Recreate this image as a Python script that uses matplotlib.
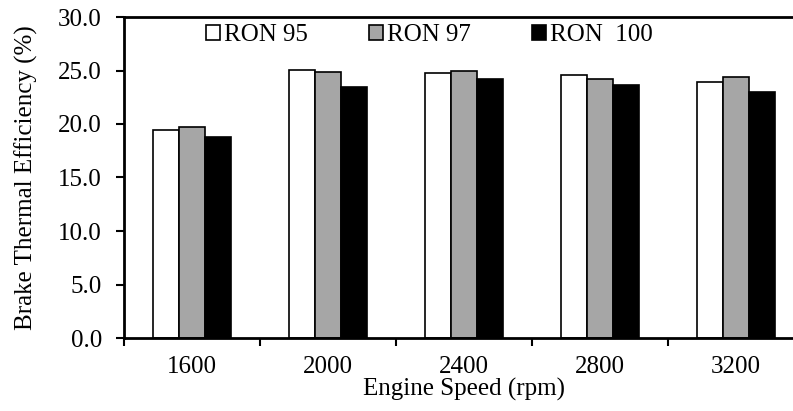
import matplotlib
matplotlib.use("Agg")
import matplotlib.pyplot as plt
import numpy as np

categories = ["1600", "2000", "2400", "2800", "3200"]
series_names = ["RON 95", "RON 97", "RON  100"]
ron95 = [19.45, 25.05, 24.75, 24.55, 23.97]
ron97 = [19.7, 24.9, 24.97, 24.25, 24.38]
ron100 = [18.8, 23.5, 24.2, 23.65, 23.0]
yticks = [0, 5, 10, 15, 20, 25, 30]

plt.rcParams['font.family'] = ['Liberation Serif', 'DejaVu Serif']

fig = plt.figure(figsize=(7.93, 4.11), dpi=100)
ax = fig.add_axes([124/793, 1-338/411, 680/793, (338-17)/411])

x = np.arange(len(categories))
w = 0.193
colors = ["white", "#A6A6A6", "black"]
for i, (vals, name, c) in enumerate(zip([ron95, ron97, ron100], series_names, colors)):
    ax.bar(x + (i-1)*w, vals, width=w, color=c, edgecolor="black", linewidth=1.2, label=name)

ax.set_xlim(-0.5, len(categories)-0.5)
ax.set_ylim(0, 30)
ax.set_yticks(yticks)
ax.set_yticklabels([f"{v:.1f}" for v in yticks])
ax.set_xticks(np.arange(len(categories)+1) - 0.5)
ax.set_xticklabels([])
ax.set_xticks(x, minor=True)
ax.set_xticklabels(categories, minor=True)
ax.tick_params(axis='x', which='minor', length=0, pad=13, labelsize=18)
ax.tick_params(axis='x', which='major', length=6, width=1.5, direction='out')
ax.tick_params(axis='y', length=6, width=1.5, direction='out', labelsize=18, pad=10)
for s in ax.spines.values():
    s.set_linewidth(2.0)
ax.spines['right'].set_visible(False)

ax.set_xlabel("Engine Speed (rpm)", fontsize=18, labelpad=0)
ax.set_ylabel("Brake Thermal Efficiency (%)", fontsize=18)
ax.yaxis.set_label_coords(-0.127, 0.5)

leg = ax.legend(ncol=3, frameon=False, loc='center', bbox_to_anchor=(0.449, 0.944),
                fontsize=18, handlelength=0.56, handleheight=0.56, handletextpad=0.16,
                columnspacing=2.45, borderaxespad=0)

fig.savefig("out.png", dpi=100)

Exercise prompt: Begin at the top of the material above and output each line exactly, stopping after the line that holds "ax.spines['right'].set_visible(False)". Leave out pictures.

Finished answer:
Recreate this image as a Python script that uses matplotlib.
import matplotlib
matplotlib.use("Agg")
import matplotlib.pyplot as plt
import numpy as np

categories = ["1600", "2000", "2400", "2800", "3200"]
series_names = ["RON 95", "RON 97", "RON  100"]
ron95 = [19.45, 25.05, 24.75, 24.55, 23.97]
ron97 = [19.7, 24.9, 24.97, 24.25, 24.38]
ron100 = [18.8, 23.5, 24.2, 23.65, 23.0]
yticks = [0, 5, 10, 15, 20, 25, 30]

plt.rcParams['font.family'] = ['Liberation Serif', 'DejaVu Serif']

fig = plt.figure(figsize=(7.93, 4.11), dpi=100)
ax = fig.add_axes([124/793, 1-338/411, 680/793, (338-17)/411])

x = np.arange(len(categories))
w = 0.193
colors = ["white", "#A6A6A6", "black"]
for i, (vals, name, c) in enumerate(zip([ron95, ron97, ron100], series_names, colors)):
    ax.bar(x + (i-1)*w, vals, width=w, color=c, edgecolor="black", linewidth=1.2, label=name)

ax.set_xlim(-0.5, len(categories)-0.5)
ax.set_ylim(0, 30)
ax.set_yticks(yticks)
ax.set_yticklabels([f"{v:.1f}" for v in yticks])
ax.set_xticks(np.arange(len(categories)+1) - 0.5)
ax.set_xticklabels([])
ax.set_xticks(x, minor=True)
ax.set_xticklabels(categories, minor=True)
ax.tick_params(axis='x', which='minor', length=0, pad=13, labelsize=18)
ax.tick_params(axis='x', which='major', length=6, width=1.5, direction='out')
ax.tick_params(axis='y', length=6, width=1.5, direction='out', labelsize=18, pad=10)
for s in ax.spines.values():
    s.set_linewidth(2.0)
ax.spines['right'].set_visible(False)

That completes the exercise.